--- begin ---
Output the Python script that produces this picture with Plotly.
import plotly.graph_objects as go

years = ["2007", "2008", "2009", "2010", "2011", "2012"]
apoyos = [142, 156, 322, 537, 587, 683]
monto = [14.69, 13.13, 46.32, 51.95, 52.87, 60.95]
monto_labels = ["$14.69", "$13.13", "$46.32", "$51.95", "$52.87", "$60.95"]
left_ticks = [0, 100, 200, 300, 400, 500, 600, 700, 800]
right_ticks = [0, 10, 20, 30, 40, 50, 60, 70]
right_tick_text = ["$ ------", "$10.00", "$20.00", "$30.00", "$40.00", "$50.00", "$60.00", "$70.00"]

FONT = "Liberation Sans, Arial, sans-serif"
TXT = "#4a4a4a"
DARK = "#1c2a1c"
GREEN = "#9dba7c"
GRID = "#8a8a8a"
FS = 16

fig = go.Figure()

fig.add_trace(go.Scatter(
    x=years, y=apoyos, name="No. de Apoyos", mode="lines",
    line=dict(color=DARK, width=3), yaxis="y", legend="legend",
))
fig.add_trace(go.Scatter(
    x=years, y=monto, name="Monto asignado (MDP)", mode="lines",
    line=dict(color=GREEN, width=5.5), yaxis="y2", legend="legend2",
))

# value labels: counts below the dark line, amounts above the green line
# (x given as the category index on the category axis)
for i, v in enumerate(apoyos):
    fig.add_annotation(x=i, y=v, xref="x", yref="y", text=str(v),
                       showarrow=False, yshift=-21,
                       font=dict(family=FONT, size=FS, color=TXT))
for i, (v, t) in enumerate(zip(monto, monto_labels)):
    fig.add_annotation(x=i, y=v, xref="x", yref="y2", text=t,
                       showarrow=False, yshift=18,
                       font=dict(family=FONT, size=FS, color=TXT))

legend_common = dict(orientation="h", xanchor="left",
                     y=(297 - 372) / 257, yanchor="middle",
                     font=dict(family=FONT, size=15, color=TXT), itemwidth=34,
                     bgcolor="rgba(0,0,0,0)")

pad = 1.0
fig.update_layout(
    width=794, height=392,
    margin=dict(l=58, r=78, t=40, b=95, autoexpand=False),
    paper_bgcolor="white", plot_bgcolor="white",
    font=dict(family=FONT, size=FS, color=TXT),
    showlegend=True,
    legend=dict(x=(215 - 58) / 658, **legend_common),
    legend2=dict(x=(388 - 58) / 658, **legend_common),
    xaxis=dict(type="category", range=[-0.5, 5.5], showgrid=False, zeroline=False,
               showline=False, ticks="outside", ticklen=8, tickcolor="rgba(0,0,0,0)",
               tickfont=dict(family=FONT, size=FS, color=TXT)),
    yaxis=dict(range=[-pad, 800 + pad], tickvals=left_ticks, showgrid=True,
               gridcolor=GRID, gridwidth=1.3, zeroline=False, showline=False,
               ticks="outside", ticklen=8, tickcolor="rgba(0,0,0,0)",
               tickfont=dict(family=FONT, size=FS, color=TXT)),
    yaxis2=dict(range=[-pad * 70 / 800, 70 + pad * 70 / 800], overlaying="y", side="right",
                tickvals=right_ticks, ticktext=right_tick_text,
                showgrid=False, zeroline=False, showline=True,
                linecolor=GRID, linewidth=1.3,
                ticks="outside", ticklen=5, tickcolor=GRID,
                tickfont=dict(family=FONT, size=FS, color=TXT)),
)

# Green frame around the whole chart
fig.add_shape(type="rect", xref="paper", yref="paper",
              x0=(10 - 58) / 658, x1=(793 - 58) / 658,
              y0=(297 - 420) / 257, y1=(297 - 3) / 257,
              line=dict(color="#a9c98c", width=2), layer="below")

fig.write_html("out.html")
--- end ---
--- begin ---
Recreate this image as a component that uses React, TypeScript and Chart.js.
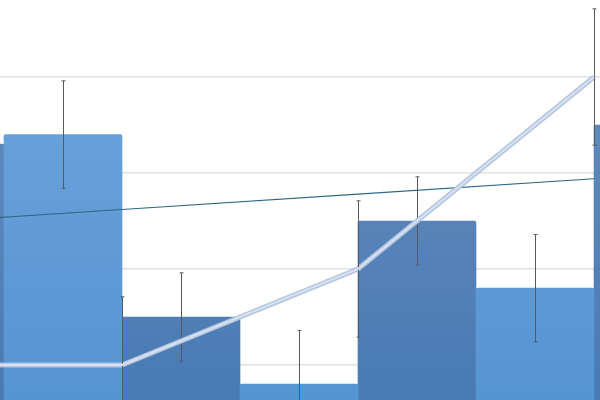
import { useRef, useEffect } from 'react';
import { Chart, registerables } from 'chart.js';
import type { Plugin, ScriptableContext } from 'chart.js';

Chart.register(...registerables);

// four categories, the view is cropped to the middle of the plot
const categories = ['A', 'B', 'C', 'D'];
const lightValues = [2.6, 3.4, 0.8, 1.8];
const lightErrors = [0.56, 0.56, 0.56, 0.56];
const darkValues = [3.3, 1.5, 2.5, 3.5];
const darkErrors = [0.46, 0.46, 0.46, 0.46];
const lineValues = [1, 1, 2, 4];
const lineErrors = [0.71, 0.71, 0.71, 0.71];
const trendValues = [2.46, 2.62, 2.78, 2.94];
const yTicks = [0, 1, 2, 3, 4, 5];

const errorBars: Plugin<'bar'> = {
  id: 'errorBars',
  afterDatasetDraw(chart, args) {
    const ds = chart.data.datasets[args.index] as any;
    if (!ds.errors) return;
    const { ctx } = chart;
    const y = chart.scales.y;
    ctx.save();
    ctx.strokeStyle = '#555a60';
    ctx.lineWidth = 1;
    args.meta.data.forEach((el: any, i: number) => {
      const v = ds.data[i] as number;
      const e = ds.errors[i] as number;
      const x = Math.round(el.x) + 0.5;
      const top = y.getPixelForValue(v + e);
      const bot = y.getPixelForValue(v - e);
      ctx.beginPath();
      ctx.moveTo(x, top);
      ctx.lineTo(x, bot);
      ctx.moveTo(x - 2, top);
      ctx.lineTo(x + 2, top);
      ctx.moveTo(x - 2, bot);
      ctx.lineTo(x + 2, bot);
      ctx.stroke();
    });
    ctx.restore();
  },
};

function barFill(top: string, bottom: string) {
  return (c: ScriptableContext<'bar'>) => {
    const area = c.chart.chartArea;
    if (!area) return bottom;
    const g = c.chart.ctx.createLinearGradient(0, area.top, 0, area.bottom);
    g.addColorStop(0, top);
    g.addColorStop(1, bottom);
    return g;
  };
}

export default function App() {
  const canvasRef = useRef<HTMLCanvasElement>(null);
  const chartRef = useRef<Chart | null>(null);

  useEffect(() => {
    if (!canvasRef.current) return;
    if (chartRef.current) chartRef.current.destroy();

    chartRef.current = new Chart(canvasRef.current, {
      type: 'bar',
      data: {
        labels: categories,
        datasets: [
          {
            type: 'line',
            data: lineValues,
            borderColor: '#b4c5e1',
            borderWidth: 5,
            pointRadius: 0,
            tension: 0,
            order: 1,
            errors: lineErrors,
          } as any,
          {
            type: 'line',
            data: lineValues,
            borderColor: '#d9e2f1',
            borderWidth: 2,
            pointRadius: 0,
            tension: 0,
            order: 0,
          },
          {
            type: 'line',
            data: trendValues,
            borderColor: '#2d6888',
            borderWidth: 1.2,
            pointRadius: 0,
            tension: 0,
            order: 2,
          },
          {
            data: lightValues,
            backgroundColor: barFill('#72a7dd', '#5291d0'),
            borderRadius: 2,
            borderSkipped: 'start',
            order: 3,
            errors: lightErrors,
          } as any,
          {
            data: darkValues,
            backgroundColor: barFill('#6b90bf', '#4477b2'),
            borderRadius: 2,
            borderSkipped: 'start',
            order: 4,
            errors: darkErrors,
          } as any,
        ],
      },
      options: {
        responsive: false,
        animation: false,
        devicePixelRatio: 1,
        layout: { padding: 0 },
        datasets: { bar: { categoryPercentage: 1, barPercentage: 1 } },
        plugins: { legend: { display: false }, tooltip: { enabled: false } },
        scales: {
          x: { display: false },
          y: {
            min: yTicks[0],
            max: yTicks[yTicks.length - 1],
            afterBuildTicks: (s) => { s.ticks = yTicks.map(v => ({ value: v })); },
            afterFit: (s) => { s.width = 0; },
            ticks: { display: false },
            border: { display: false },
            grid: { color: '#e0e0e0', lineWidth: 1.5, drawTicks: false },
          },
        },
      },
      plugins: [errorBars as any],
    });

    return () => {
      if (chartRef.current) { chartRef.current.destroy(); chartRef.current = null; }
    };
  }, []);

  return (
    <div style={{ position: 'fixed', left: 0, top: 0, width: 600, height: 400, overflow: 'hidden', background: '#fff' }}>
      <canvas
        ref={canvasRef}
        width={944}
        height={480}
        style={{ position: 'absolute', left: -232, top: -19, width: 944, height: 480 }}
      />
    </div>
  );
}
--- end ---
• Challenge:
Look through the material and say how many lines hold "that". Give the number only.

• Written response:
2